Polls have closed in Myanmar's first free election in a quarter of a century, with unofficial results are due to be announced later today.
The party of opposition leader Aung San Suu Kyi is expected to secure the largest share of votes cast by the 30 million-strong electorate.
A hangover from the military junta, which ceded power four years ago, means she cannot become president even if her National League for Democracy (NLD) wins a landslide.
However reporter Katie Stallard says the former political prisoner has been generating excitement among voters:
Despite the shift to democracy from dictatorship, concerns remain over the election after it was revealed around four million people would be barred from voting.
There has also been criticism over the continuing persecution of the country's Rohingya Muslims.
However, the historic ballot has generated excitement among voters.

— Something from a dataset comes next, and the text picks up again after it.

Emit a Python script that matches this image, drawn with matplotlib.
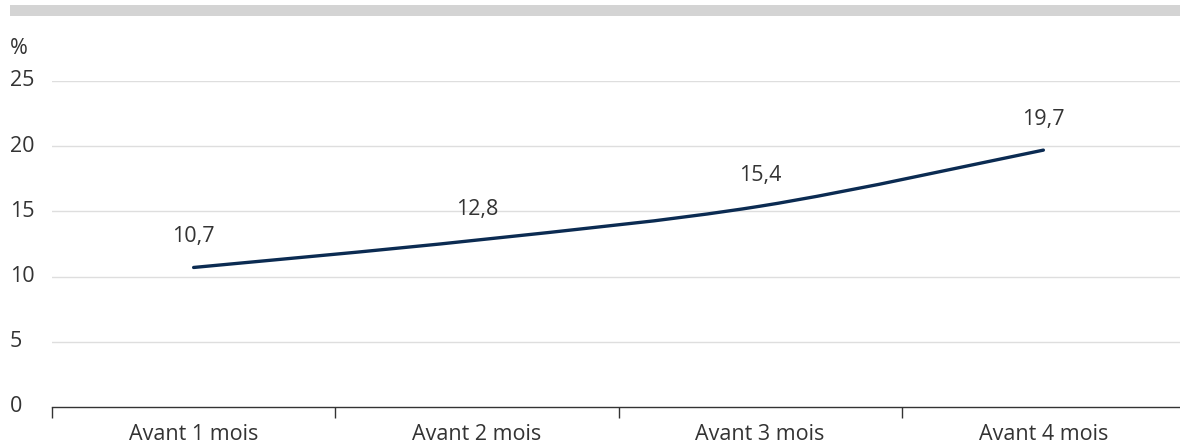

Former teacher Daw Myint, 55, casting her vote for NLD at a polling station in Yangon, said: "I've done my bit for change, for the emergence of democracy.
"I do hope everything goes well in this historic event."
The results of the election are expected to come in slowly with a clear picture not due to emerge until Monday evening at the earliest.
Ms Suu Kyi, a winner of the Nobel Peace Prize, convincingly won the country's last free vote in 1990 but the military regime refused to hand over control.
She was to spend most of the next 20 years under house arrest before her release in 2010.
Leader of Myanmar's National League for Democracy party, Aung San Suu Kyi visits a polling station on the outskirts of Yangon, Myanmar. Image: Mark Baker / AP/Press Association Images
The 70-year-old is barred from becoming president under the constitution written by the junta, which bars anyone with a foreign spouse or child from holding the top job.
Ms Suu Kyi's late husband and sons are British.
However, she has said she will play a leading role if she wins a majority and is able to form Myanmar's first democratically elected government since the 1960s.
In the run up to the election, security has been tightened with 40,000 specially trained police deployed to polling stations.